If the company can indeed show that it was making a good-faith effort to fight fraud or other misbehavior, “I’ll probably just ignore the case and put it in my file,” Shaw said. On the other hand, if those practices weren’t present and the company has no immediate hope of implementing any, then debarment from government business is likely and usually lasts three years, he said.

Shaw admitted that sometimes his decisions can be a close call. Gray areas arise when a company might need help overseeing a process; Shaw compared it to a criminal defendant being sentenced to probation. In those situations, companies usually must report to the Air Force quarterly, sometimes monthly. At those meetings they must explain what’s being done to improve their compliance programs.

In addition, the government insists on two outside verifications: one performed by the compliance monitor, and another by a separate ethics consultant. The consultant’s role is to review the programs and report those findings to the federal government, “so that I don’t have to take the word of the company,” Shaw said.
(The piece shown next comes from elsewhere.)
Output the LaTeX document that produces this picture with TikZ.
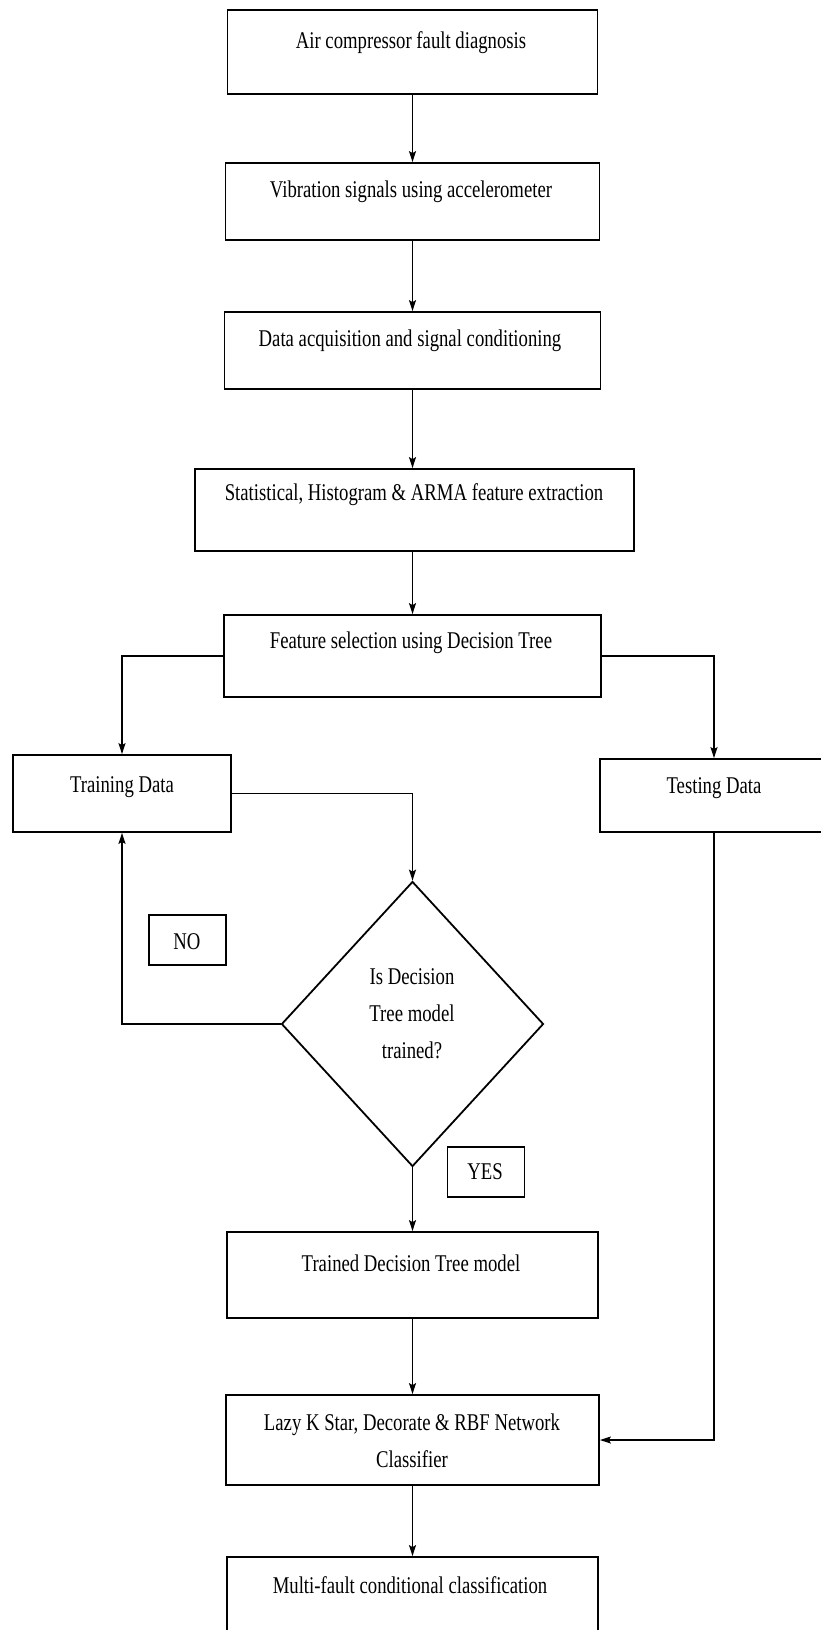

The compliance monitor, meanwhile, reviews the company’s compliance with its administrative agreements to see how the company is performing.

Above all, the government wants to know that a company takes its compliance program seriously, Kenne said. “It’s just as important for [companies] to be able to find their own problems, then take the actions to fix them,” she said. “That’s really what we want to see.” In contrast, she said, the government does not want to see the company start slashing budgets and minimizing the importance of a compliance program immediately after an administrative agreement ends.

This is where mutual trust and communication, again, come into play, Kenne said. “Really, what you want when it’s all over is for the company to have a robust, compliance program … and for the government to be able to trust that company to stay in compliance,” she said. “That’s a win-win, and you don’t win-win by hiding things from each other.”

And that mutual respect should reside on all levels. Using her position as an example, Kenne said: “I’ve worked with Steve [Shaw]’s staff frequently, letting him know how things are going, calling him if I have questions,” she said. “When in doubt, communicate.”

As often said, tone at the top is paramount. Compliance monitors need to see the full involvement of the chief compliance officer and the CEO, Kenne said. “They’ve got to have that upper-level involvement if they are going to be successful.”